Where 1972 was an exercise in stretching the boundaries, Nashville is more focused, and it suits his songs well. The lovely “Winter in the Hamptons” has the feeling of a lost jangle pop song from 1989, like something the Smiths wouldn’t write so much as inspire someone else to write. “My Love Has Gone” continues the ‘70s love-gone-wrong song vibe from 1972, the kind of thing that Ambrosia may have done in their prime. “Sad Eyes” (not a Robert John cover) begins as a simple piano ballad then blossoms into a string-drenched showstopper. The liveliest moment is “Why Won’t You Tell Me What,” which owes a considerable debt to Aimee Mann’s “Momentum” from the Magnolia soundtrack. Chock full o’ barroom piano and a call and response chorus, it’s one of the rare moments that Rouse lets loose and has fun for a change, something he should explore in depth on future albums.

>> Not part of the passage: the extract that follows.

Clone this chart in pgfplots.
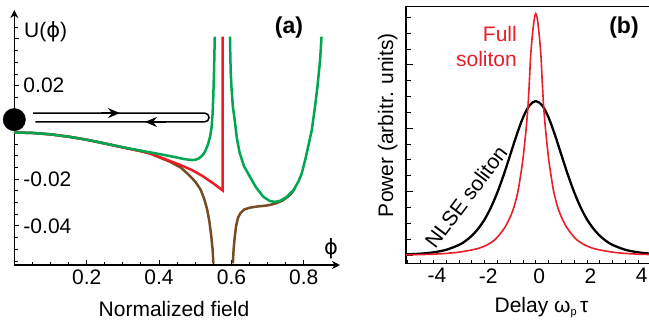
\documentclass[border=0pt]{standalone}
\usepackage{pgfplots}
\pgfplotsset{compat=1.18}
\usepackage{fontspec}
\setmainfont{Liberation Sans}
\newfontfamily\dejavu{DejaVu Sans}
\usetikzlibrary{arrows.meta}
\definecolor{cgreen}{RGB}{0,166,81}
\definecolor{cred}{RGB}{237,28,36}
\definecolor{cbrown}{RGB}{117,76,36}
\definecolor{bred}{RGB}{232,30,40}
\begin{document}
\fontsize{21bp}{25bp}\selectfont
\begin{tikzpicture}
\useasboundingbox (0,0) rectangle (649bp,327bp);
\clip (0,0) rectangle (649bp,327bp);
% ---------------- panel (a)
\begin{axis}[
  at={(14.3bp,62bp)}, anchor=south west, scale only axis,
  width=325.7bp, height=255bp,
  xmin=0, xmax=0.9, ymin=-0.0567, ymax=0.0524,
  scaled x ticks=false, scaled y ticks=false,
  axis x line=bottom, axis y line=left,
  x axis line style={line width=1.2bp,-{Stealth[length=8bp,width=8bp]}},
  y axis line style={line width=1.2bp,-{Stealth[length=8bp,width=8bp]}},
  xtick={0.2,0.4,0.6,0.8}, xticklabels={0.2,0.4,0.6,0.8},
  minor xtick={0.05,0.1,0.15,0.25,0.3,0.35,0.45,0.5,0.55,0.65,0.7,0.75},
  ytick={-0.04,-0.02,0,0.02,0.04}, yticklabels={-0.04,-0.02,{},0.02,{}},
  minor ytick={-0.055,-0.05,-0.045,-0.035,-0.03,-0.025,-0.015,-0.01,-0.005,0.005,0.01,0.015,0.025,0.03,0.035,0.045},
  tick align=inside, major tick length=5bp, minor tick length=3.2bp,
  tick style={line width=1bp, black},
  tick label style={font=\fontsize{21bp}{25bp}\selectfont},
  yticklabel style={anchor=west, inner sep=0pt, xshift=9bp},
  xticklabel style={inner sep=0pt, yshift=-5bp},
  clip=false,
]
\addplot[cbrown, line width=2.5bp] coordinates {
(0,0) (0.05,-0.0002) (0.1,-0.0008) (0.15,-0.0018) (0.2,-0.0031) (0.25,-0.0047)
(0.3,-0.0064) (0.35,-0.0080) (0.375,-0.0090) (0.40,-0.0106) (0.43,-0.0125) (0.46,-0.0150)
(0.48,-0.0178) (0.50,-0.0210) (0.515,-0.0245) (0.525,-0.0285) (0.533,-0.0330)
(0.539,-0.0380) (0.544,-0.0440) (0.548,-0.0500) (0.550,-0.0560)};
\addplot[cbrown, line width=2.5bp] coordinates {
(0.604,-0.0560) (0.606,-0.050) (0.609,-0.045) (0.613,-0.040) (0.618,-0.0365)
(0.625,-0.0345) (0.635,-0.0330) (0.650,-0.0322) (0.67,-0.0317) (0.70,-0.0312)
(0.72,-0.0305) (0.74,-0.0292) (0.755,-0.0276) (0.765,-0.0262) (0.775,-0.0240)};
\addplot[cred, line width=2.5bp] coordinates {
(0,0) (0.05,-0.0002) (0.1,-0.0008) (0.15,-0.0018) (0.2,-0.0031) (0.25,-0.0047)
(0.3,-0.0064) (0.35,-0.0080) (0.375,-0.0089) (0.42,-0.0116) (0.46,-0.0140)
(0.49,-0.0160) (0.52,-0.0186) (0.55,-0.0218) (0.576,-0.0248) (0.576,0.041)};
\addplot[cgreen, line width=2.5bp] coordinates {
(0,0) (0.05,-0.0002) (0.1,-0.0008) (0.15,-0.0018) (0.2,-0.0031) (0.25,-0.0047)
(0.3,-0.0063) (0.35,-0.0078) (0.4,-0.0092) (0.44,-0.0104) (0.47,-0.0114)
(0.49,-0.0118) (0.50,-0.0117) (0.51,-0.0111) (0.52,-0.0098) (0.527,-0.0082)
(0.535,-0.0052) (0.541,-0.0018) (0.545,0.002) (0.548,0.0082) (0.550,0.016)
(0.552,0.0268) (0.553,0.034) (0.554,0.041)};
\addplot[cgreen, line width=2.5bp] coordinates {
(0.596,0.041) (0.597,0.032) (0.598,0.026) (0.600,0.0196) (0.604,0.011) (0.609,0.0054)
(0.615,-0.0025) (0.623,-0.0089) (0.635,-0.0145) (0.651,-0.0189) (0.668,-0.0235)
(0.688,-0.0275) (0.706,-0.0293) (0.72,-0.0297) (0.735,-0.0292) (0.752,-0.0277)
(0.771,-0.0248) (0.785,-0.021) (0.794,-0.0177) (0.805,-0.011) (0.812,-0.0061)
(0.822,0.001) (0.831,0.011) (0.838,0.02) (0.845,0.031) (0.849,0.041)};
\draw[line width=1.5bp] (axis cs:0.052,0.0083) -- (axis cs:0.526,0.0083)
   arc[start angle=90, end angle=-90, radius=4.4bp] -- (axis cs:0.058,0.0045);
\draw[line width=1.5bp,-{Stealth[length=12bp,width=10bp,inset=4bp]}] (axis cs:0.24,0.0083) -- (axis cs:0.292,0.0083);
\draw[line width=1.5bp,-{Stealth[length=12bp,width=10bp,inset=4bp]}] (axis cs:0.42,0.0045) -- (axis cs:0.361,0.0045);
\addplot[only marks, mark=*, mark size=11.2bp, black] coordinates {(0,0.0055)};
\end{axis}
% ---------------- panel (b)
\begin{axis}[
  at={(406bp,63.7bp)}, anchor=south west, scale only axis,
  width=259.6bp, height=256.6bp,
  xmin=-5.07, xmax=5.07, ymin=-0.131, ymax=3.92,
  axis line style={line width=1.2bp},
  xtick={-4,-2,0,2,4}, xticklabels={-4,-2,0,2,4},
  minor xtick={-5,-4.5,-3.5,-3,-2.5,-1.5,-1,-0.5,0.5,1,1.5,2.5,3,3.5,4.5,5},
  ytick={0,1,2,3}, yticklabels={},
  minor ytick={0.25,0.5,0.75,1.25,1.5,1.75,2.25,2.5,2.75,3.25,3.5,3.75},
  xtick pos=bottom, ytick pos=left, tick align=inside,
  xtick style={line width=1bp, black, /pgfplots/major tick length=3.6bp, /pgfplots/minor tick length=3.6bp},
  ytick style={line width=1bp, black, /pgfplots/major tick length=7bp, /pgfplots/minor tick length=4.5bp},
  tick label style={font=\fontsize{21bp}{25bp}\selectfont},
  xticklabel style={inner sep=0pt, yshift=-5bp, xshift=3.5bp},
]
\addplot[black, line width=2.3bp, smooth] coordinates {
(-5.1,0.009) (-4.5,0.021) (-4,0.042) (-3.5,0.082) (-3,0.159) (-2.75,0.220) (-2.5,0.304)
(-2.25,0.416) (-2,0.561) (-1.75,0.753) (-1.5,0.990) (-1.25,1.270) (-1,1.579)
(-0.75,1.893) (-0.5,2.169) (-0.25,2.361) (0,2.43) (0.25,2.361) (0.5,2.169)
(0.75,1.893) (1,1.579) (1.25,1.270) (1.5,0.990) (1.75,0.753) (2,0.561) (2.25,0.416)
(2.5,0.304) (2.75,0.220) (3,0.159) (3.5,0.082) (4,0.042) (4.5,0.021) (5.1,0.009)};
\addplot[bred, line width=1.6bp, smooth] coordinates {
(-5.1,0.003) (-4.5,0.007) (-4,0.013) (-3.5,0.025) (-3,0.045) (-2.5,0.08) (-2.2,0.11)
(-1.9,0.16) (-1.6,0.24) (-1.4,0.33) (-1.2,0.44) (-1,0.60) (-0.85,0.76) (-0.7,1.00)
(-0.6,1.24) (-0.5,1.52) (-0.4,1.90) (-0.35,2.12) (-0.3,2.38) (-0.25,2.75) (-0.2,3.15)
(-0.15,3.4) (-0.1,3.6) (-0.05,3.75) (0,3.81) (0.05,3.75) (0.1,3.6) (0.15,3.4)
(0.2,3.15) (0.25,2.75) (0.3,2.38) (0.35,2.12) (0.4,1.90) (0.5,1.52) (0.6,1.24)
(0.7,1.00) (0.85,0.76) (1,0.60) (1.2,0.44) (1.4,0.33) (1.6,0.24) (1.9,0.16)
(2.2,0.11) (2.5,0.08) (3,0.045) (3.5,0.025) (4,0.013) (4.5,0.007) (5.1,0.003)};
\end{axis}
% ---------------- text
\node[anchor=base west, inner sep=0pt] at (24bp,289bp) {U({\dejavu ϕ})};
\node[inner sep=0pt] at (331bp,78.5bp) {{\dejavu ϕ}};
\node[inner sep=0pt, font=\fontsize{23bp}{27bp}\selectfont\bfseries] at (289bp,299bp) {(a)};
\node[anchor=base, inner sep=0pt] at (174bp,10.3bp) {Normalized field};
\node[inner sep=0pt, font=\fontsize{23bp}{27bp}\selectfont\bfseries] at (624bp,299.5bp) {(b)};
\node[anchor=base, inner sep=0pt, rotate=90] at (393bp,202bp) {Power (arbitr. units)};
\node[anchor=base, inner sep=0pt] at (541.5bp,15bp) {Delay ω\raisebox{-0.35ex}{\fontsize{11bp}{11bp}\selectfont p}\,τ};
\node[anchor=base east, inner sep=0pt, text=bred] at (517bp,285bp) {Full};
\node[anchor=base east, inner sep=0pt, text=bred] at (517bp,260.3bp) {soliton};
\node[inner sep=0pt, rotate=53] at (466bp,130bp) {NLSE soliton};
\end{tikzpicture}
\end{document}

Josh Rouse has clearly found his way around a pop song. If there is anything holding him back, it’s his tendency to mope a lot, as well as dwell on the past (see “Middle School Frown”). Sure, songwriters all have a voice, and write what feels comfortable to them, but even James Taylor would rock out every once in a while. Nashville is extremely good, but in the process, Rouse has revealed that he is capable of much more.